The only attempt to comply with the requirements came on June 1, 2021, when Kennedy finally filed her 2016 pre-election campaign report showing $2,135.31 on hand. At the time, she had accrued $5,000 in late filing penalties for this report alone. By the date of the hearing, Kennedy had not filed any other required documents with the commission.
After Kennedy’s bank records were subpoenaed, it was found she maintained two separate campaign accounts at different banks, in violation of state law. Records showed she had withdrawn $8,375.54 in cash from the accounts at various points (each withdrawal in excess of $100 each, in violation of state law), and made $2,644.07 in what the commission characterized as “personal expenditures” using campaign funds. Kennedy also received $3,335 in reported campaign donations that were never deposited in her accounts, according to the commission.
Another 14 of the charges related to purchases for food and fuel Kennedy made on her county purchasing card, and was then later reimbursed from the county for the same expenses — essentially double dipping into taxpayer funds. While the county-issued card can be used for gas purchases for county-related trips, on eight occasions Kennedy was found to have gassed up more than one vehicle at a time on her county card.
The final two charges related to purchases of “groceries for personal use” charged to the card, totaling $344.37. In one instance, the commission found the store declined two other forms of payment from Kennedy before she charged the items to her county card.
Six of the charges related to a trip to the 2017 S.C. Association of Counties conference, including double-charging a $129.90 meal at Outback Steakhouse. Four similar charges resulted from the 2018 county retreat.

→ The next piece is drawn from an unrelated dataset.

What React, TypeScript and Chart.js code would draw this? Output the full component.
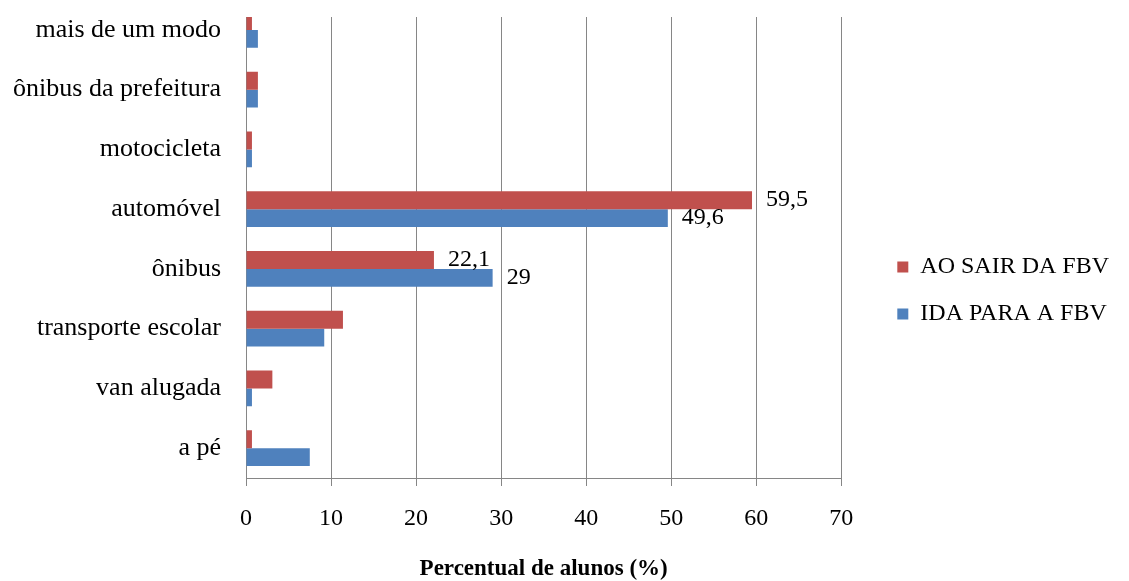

Kennedy is no stranger to controversy around her spending. The State reported in 2018 on misuses of the county’s purchasing cards by council members as revealed in records released through a freedom-of-information request.
Kennedy did not respond to requests for comment from The State at the time, but told the Free Times that she had occasionally used her county credit card for personal expenses by mistake and that she “paid it back every time I pull that thing out by mistake.”
Nevertheless, another four counts of double-dipping occurred during the 2019 Association of Counties conference, the Ethics Commission found.
Kennedy ultimately lost a re-election bid in 2020 when she was defeated in the Democratic primary by Gretchen Barron. Barron now represents District 7, covering Blythewood, Killian and areas of North Columbia.
In its order, the Ethics Commission assessed a $50,100 late fee for failure to file required documents, plus $196,000 in penalties and a $1,000 administrative fee, which amounts to $247,100 in total. Kennedy was also ordered to pay $2,644.07 to the Children’s Trust Fund. However, if Kennedy pays just a tenth of the late fee and penalty — or $25,610 — and provides proof of the payment to the Children’s Trust, the remainder of her fees and penalties will be dismissed.
The commission also assessed a $48,800 penalty for misuse of Kennedy’s purchasing card, which will be reduced to $4,800 if the penalty is paid within the next 18 months.
It’s unclear if Kennedy will make the payment within that time. A timeline attached to the ethics packet details attempts to get Kennedy to file corrected statements for more than a year before a formal ethics complaint was filed. It also noted at the time she owed $13,000 in fines for previous non-compliance.
If Kennedy does not make the lesser payments within the allotted time frames, she would be required to make a total payment of $298,544.07. The Ethics Commission’s order also noted Kennedy’s misuse of her county credit card had been referred to the S.C. Attorney General’s Office.
Reached for comment on Friday, Kennedy told The State she had not yet seen the commission’s order and declined to comment.